The Hawaii County Board of Ethics on Wednesday found former Mayor Harry Kim guilty of violating the county’s ethics code when he didn’t enforce the law evenly during the 2019 Thirty Meter Telescope protests.

The unanimous decision by the board also came with another action — a 4-0 vote with one abstention to send a letter to the state Ethics Commission describing the opinion and suggesting the state also has responsibility for law enforcement on Mauna Kea.

A petition filed last year by residents Lisa Malakaua and Mike Nathaniel accused the mayor of violating the ethics code when, among other things, he failed to clear the five-plus-month blockade of Mauna Kea Access Road and didn’t enforce conservation laws violated by the protest camp near the road.

The petition argued that the county should have used its authority to enforce laws that prohibit camping on conservation lands and prevent the illegal blocking of a public road.

Kim told the ethics board last month that Mauna Kea was a state issue and that the county’s only involvement came after Gov.
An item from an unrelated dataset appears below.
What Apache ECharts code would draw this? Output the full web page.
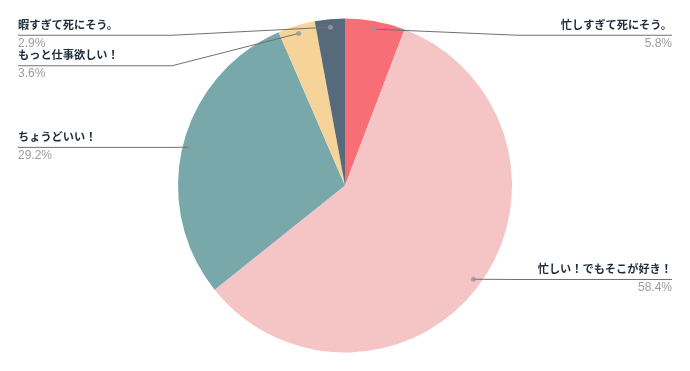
<!DOCTYPE html>
<html><head><meta charset="utf-8">
<script src="https://cdn.jsdelivr.net/npm/echarts@6/dist/echarts.min.js"></script>
<style>html,body{margin:0;padding:0;background:#fff}#c{width:690px;height:371px}</style>
</head><body><div id="c"></div>
<script>
var categories = ['忙しすぎて死にそう。','忙しい！でもそこが好き！','ちょうどいい！','もっと仕事欲しい！','暇すぎて死にそう。'];
var values = [5.8, 58.4, 29.2, 3.6, 2.9];
var colors = ['#F76E76','#F5C4C5','#78A8A9','#F6D398','#566A7B'];

var chart = echarts.init(document.getElementById('c'));
var R = 167, RL = 159, GAP = 6, TOP = 19, CY = 185.5, NAME_LH = 17, PCT_LH = 15;
var total = values.reduce(function(a,b){return a+b;},0);
var cum = 0, dots = [];
values.forEach(function(v){ dots.push([1, cum + v/2]); cum += v; });

var pieData = categories.map(function(n,i){ return {name:n, value:values[i], itemStyle:{color:colors[i]}}; });
var labelData = categories.map(function(n,i){ return {name:n, value:values[i]}; });

var jp = '"Noto Sans CJK JP", sans-serif';
var lat = '"Liberation Sans", Arial, sans-serif';
var common = {top:TOP, bottom:0, left:18, right:18, center:['50%', CY - TOP], startAngle:90, clockwise:true, silent:true};
chart.setOption({
  animation:false,
  polar:{center:['50%', CY], radius:RL},
  angleAxis:{type:'value', min:0, max:total, startAngle:90, clockwise:true, show:false},
  radiusAxis:{type:'value', min:0, max:1, show:false},
  series:[
    Object.assign({type:'pie', radius:R, label:{show:false}, labelLine:{show:false}, data:pieData, z:1}, common),
    Object.assign({type:'pie', radius:RL, z:2,
     itemStyle:{color:'rgba(0,0,0,0)'},
     label:{show:true, position:'outside', alignTo:'edge', edgeDistance:0, minMargin:0,
       formatter:function(p){ return '{n|'+p.name+'}\n{p|'+p.value.toFixed(1)+'%}'; },
       rich:{
         n:{fontFamily:jp, fontWeight:'bold', fontSize:11.2, color:'#1d2b3a', lineHeight:NAME_LH, verticalAlign:'top'},
         p:{fontFamily:lat, fontSize:12, color:'#9c9c9c', lineHeight:PCT_LH}
       }},
     labelLine:{show:true, length:0, length2:0, lineStyle:{color:'#707070', width:1}},
     labelLayout:function(params){
       var cx = chart.getWidth()/2;
       var isLeft = params.labelRect.x < cx;
       var pts = params.labelLinePoints;
       var ly = params.labelRect.y + params.labelRect.height/2 + (NAME_LH - PCT_LH)/2;
       pts[1] = [isLeft ? cx - R - GAP : cx + R + GAP, ly];
       pts[2] = [isLeft ? params.labelRect.x : params.labelRect.x + params.labelRect.width, ly];
       return {labelLinePoints: pts};
     },
     data:labelData}, common),
    {type:'scatter', coordinateSystem:'polar', symbolSize:5, silent:true, z:5,
     itemStyle:{color:'#999999'}, data:dots}
  ]
});
</script></body></html>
David Ige pulled out of Mauna Kea and left responsibility for access to the mountain with the county government.

Thayne Currie, a pro-TMT astronomer who helped with the petition, said Wednesday that while there are no consequences for Kim now that he’s out of office, the board’s ruling should help guide the actions of the current mayor, Mitch Roth, if the protest starts up again.

The road was blocked for most of the last half of 2019 by a largely Native Hawaiian group trying to prevent the construction of the Thirty Meter Telescope near the summit of Mauna Kea. The camp along Saddle Road, also known as Daniel K. Inouye Highway, has been removed for the most part.

TMT officials say construction of the $2.4 billion cutting-edge telescope won’t start before spring, and it could be even later if more regulatory hurdles come with an influx of federal financing the nonprofit’s board is seeking.